Exercise objective:
Transcribe the listing that follows in full, omitting pictures.
___ Dataset excerpt
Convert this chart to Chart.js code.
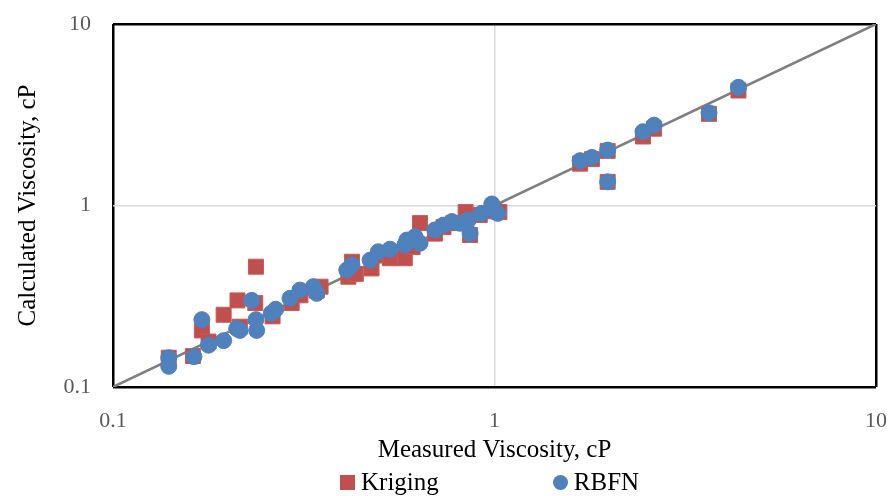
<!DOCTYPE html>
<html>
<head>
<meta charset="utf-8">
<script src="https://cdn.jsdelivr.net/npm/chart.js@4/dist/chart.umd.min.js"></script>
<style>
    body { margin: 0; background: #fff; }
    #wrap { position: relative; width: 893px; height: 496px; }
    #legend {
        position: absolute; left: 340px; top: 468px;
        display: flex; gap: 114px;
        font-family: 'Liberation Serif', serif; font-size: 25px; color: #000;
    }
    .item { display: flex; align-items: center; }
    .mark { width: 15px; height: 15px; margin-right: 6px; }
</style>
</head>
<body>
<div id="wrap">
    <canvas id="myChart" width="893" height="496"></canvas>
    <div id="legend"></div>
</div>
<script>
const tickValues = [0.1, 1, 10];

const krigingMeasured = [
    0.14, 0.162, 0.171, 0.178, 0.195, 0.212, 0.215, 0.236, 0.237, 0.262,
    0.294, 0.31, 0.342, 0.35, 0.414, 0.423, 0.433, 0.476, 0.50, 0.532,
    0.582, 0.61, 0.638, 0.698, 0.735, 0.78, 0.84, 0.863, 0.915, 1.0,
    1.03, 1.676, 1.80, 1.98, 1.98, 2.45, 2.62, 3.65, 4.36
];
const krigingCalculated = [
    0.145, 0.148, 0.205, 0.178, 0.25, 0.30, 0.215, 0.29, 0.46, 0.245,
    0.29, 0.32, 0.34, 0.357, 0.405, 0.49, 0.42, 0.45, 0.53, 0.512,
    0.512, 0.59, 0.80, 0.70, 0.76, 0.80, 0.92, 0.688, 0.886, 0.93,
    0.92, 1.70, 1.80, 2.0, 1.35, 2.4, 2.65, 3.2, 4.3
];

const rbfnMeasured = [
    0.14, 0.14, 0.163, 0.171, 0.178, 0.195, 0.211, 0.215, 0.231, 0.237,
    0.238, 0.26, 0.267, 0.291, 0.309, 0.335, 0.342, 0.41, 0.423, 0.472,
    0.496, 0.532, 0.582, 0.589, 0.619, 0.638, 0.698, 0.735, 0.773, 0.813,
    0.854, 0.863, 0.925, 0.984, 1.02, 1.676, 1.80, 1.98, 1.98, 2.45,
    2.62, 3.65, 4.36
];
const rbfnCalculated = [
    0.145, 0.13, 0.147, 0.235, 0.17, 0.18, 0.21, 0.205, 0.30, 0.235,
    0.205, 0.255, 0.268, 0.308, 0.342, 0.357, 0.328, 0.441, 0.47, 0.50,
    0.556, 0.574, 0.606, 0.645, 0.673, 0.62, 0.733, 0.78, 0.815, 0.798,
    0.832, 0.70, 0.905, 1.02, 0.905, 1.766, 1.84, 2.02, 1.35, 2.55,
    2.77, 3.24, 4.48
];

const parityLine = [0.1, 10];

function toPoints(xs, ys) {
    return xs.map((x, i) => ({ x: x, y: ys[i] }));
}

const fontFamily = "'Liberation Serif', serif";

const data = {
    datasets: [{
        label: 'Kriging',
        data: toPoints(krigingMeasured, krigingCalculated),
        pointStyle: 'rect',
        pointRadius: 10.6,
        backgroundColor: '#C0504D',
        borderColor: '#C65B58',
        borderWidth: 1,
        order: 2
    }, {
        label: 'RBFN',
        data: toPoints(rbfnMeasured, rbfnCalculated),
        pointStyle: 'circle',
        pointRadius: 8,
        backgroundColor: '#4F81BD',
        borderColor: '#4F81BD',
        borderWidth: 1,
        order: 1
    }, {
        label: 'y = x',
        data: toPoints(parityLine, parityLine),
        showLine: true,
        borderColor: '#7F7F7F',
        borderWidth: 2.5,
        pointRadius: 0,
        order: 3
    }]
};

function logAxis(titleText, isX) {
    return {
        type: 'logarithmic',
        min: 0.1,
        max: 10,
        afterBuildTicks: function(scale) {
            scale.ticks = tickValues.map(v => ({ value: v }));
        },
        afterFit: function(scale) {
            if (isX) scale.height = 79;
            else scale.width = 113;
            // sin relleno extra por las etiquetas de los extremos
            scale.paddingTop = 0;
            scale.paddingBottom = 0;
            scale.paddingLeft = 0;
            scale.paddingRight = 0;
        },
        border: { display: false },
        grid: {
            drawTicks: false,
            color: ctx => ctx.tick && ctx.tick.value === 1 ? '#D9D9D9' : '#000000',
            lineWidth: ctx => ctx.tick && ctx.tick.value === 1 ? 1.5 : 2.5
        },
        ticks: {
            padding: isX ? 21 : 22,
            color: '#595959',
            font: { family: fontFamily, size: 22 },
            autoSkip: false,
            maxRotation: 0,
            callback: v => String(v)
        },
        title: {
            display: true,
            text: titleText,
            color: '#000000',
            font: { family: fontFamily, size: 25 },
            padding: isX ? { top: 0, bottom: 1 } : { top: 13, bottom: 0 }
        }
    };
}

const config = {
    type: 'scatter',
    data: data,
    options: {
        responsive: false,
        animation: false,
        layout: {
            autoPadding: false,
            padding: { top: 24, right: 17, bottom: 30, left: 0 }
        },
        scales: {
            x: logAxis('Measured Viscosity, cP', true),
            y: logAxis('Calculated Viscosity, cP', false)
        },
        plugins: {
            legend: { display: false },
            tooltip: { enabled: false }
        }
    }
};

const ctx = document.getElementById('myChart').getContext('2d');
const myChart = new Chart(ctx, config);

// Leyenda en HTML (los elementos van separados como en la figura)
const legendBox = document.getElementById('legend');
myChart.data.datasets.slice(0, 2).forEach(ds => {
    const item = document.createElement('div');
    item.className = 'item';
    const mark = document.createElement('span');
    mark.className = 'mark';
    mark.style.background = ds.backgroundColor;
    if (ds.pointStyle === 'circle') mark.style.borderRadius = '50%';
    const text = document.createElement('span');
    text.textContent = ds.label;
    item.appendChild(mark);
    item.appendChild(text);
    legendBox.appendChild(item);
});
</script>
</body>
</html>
______
Exercise response:
Convert this chart to Chart.js code.
<!DOCTYPE html>
<html>
<head>
<meta charset="utf-8">
<script src="https://cdn.jsdelivr.net/npm/chart.js@4/dist/chart.umd.min.js"></script>
<style>
    body { margin: 0; background: #fff; }
    #wrap { position: relative; width: 893px; height: 496px; }
    #legend {
        position: absolute; left: 340px; top: 468px;
        display: flex; gap: 114px;
        font-family: 'Liberation Serif', serif; font-size: 25px; color: #000;
    }
    .item { display: flex; align-items: center; }
    .mark { width: 15px; height: 15px; margin-right: 6px; }
</style>
</head>
<body>
<div id="wrap">
    <canvas id="myChart" width="893" height="496"></canvas>
    <div id="legend"></div>
</div>
<script>
const tickValues = [0.1, 1, 10];

const krigingMeasured = [
    0.14, 0.162, 0.171, 0.178, 0.195, 0.212, 0.215, 0.236, 0.237, 0.262,
    0.294, 0.31, 0.342, 0.35, 0.414, 0.423, 0.433, 0.476, 0.50, 0.532,
    0.582, 0.61, 0.638, 0.698, 0.735, 0.78, 0.84, 0.863, 0.915, 1.0,
    1.03, 1.676, 1.80, 1.98, 1.98, 2.45, 2.62, 3.65, 4.36
];
const krigingCalculated = [
    0.145, 0.148, 0.205, 0.178, 0.25, 0.30, 0.215, 0.29, 0.46, 0.245,
    0.29, 0.32, 0.34, 0.357, 0.405, 0.49, 0.42, 0.45, 0.53, 0.512,
    0.512, 0.59, 0.80, 0.70, 0.76, 0.80, 0.92, 0.688, 0.886, 0.93,
    0.92, 1.70, 1.80, 2.0, 1.35, 2.4, 2.65, 3.2, 4.3
];

const rbfnMeasured = [
    0.14, 0.14, 0.163, 0.171, 0.178, 0.195, 0.211, 0.215, 0.231, 0.237,
    0.238, 0.26, 0.267, 0.291, 0.309, 0.335, 0.342, 0.41, 0.423, 0.472,
    0.496, 0.532, 0.582, 0.589, 0.619, 0.638, 0.698, 0.735, 0.773, 0.813,
    0.854, 0.863, 0.925, 0.984, 1.02, 1.676, 1.80, 1.98, 1.98, 2.45,
    2.62, 3.65, 4.36
];
const rbfnCalculated = [
    0.145, 0.13, 0.147, 0.235, 0.17, 0.18, 0.21, 0.205, 0.30, 0.235,
    0.205, 0.255, 0.268, 0.308, 0.342, 0.357, 0.328, 0.441, 0.47, 0.50,
    0.556, 0.574, 0.606, 0.645, 0.673, 0.62, 0.733, 0.78, 0.815, 0.798,
    0.832, 0.70, 0.905, 1.02, 0.905, 1.766, 1.84, 2.02, 1.35, 2.55,
    2.77, 3.24, 4.48
];

const parityLine = [0.1, 10];

function toPoints(xs, ys) {
    return xs.map((x, i) => ({ x: x, y: ys[i] }));
}

const fontFamily = "'Liberation Serif', serif";

const data = {
    datasets: [{
        label: 'Kriging',
        data: toPoints(krigingMeasured, krigingCalculated),
        pointStyle: 'rect',
        pointRadius: 10.6,
        backgroundColor: '#C0504D',
        borderColor: '#C65B58',
        borderWidth: 1,
        order: 2
    }, {
        label: 'RBFN',
        data: toPoints(rbfnMeasured, rbfnCalculated),
        pointStyle: 'circle',
        pointRadius: 8,
        backgroundColor: '#4F81BD',
        borderColor: '#4F81BD',
        borderWidth: 1,
        order: 1
    }, {
        label: 'y = x',
        data: toPoints(parityLine, parityLine),
        showLine: true,
        borderColor: '#7F7F7F',
        borderWidth: 2.5,
        pointRadius: 0,
        order: 3
    }]
};

function logAxis(titleText, isX) {
    return {
        type: 'logarithmic',
        min: 0.1,
        max: 10,
        afterBuildTicks: function(scale) {
            scale.ticks = tickValues.map(v => ({ value: v }));
        },
        afterFit: function(scale) {
            if (isX) scale.height = 79;
            else scale.width = 113;
            // sin relleno extra por las etiquetas de los extremos
            scale.paddingTop = 0;
            scale.paddingBottom = 0;
            scale.paddingLeft = 0;
            scale.paddingRight = 0;
        },
        border: { display: false },
        grid: {
            drawTicks: false,
            color: ctx => ctx.tick && ctx.tick.value === 1 ? '#D9D9D9' : '#000000',
            lineWidth: ctx => ctx.tick && ctx.tick.value === 1 ? 1.5 : 2.5
        },
        ticks: {
            padding: isX ? 21 : 22,
            color: '#595959',
            font: { family: fontFamily, size: 22 },
            autoSkip: false,
            maxRotation: 0,
            callback: v => String(v)
        },
        title: {
            display: true,
            text: titleText,
            color: '#000000',
            font: { family: fontFamily, size: 25 },
            padding: isX ? { top: 0, bottom: 1 } : { top: 13, bottom: 0 }
        }
    };
}

const config = {
    type: 'scatter',
    data: data,
    options: {
        responsive: false,
        animation: false,
        layout: {
            autoPadding: false,
            padding: { top: 24, right: 17, bottom: 30, left: 0 }
        },
        scales: {
            x: logAxis('Measured Viscosity, cP', true),
            y: logAxis('Calculated Viscosity, cP', false)
        },
        plugins: {
            legend: { display: false },
            tooltip: { enabled: false }
        }
    }
};

const ctx = document.getElementById('myChart').getContext('2d');
const myChart = new Chart(ctx, config);

// Leyenda en HTML (los elementos van separados como en la figura)
const legendBox = document.getElementById('legend');
myChart.data.datasets.slice(0, 2).forEach(ds => {
    const item = document.createElement('div');
    item.className = 'item';
    const mark = document.createElement('span');
    mark.className = 'mark';
    mark.style.background = ds.backgroundColor;
    if (ds.pointStyle === 'circle') mark.style.borderRadius = '50%';
    const text = document.createElement('span');
    text.textContent = ds.label;
    item.appendChild(mark);
    item.appendChild(text);
    legendBox.appendChild(item);
});
</script>
</body>
</html>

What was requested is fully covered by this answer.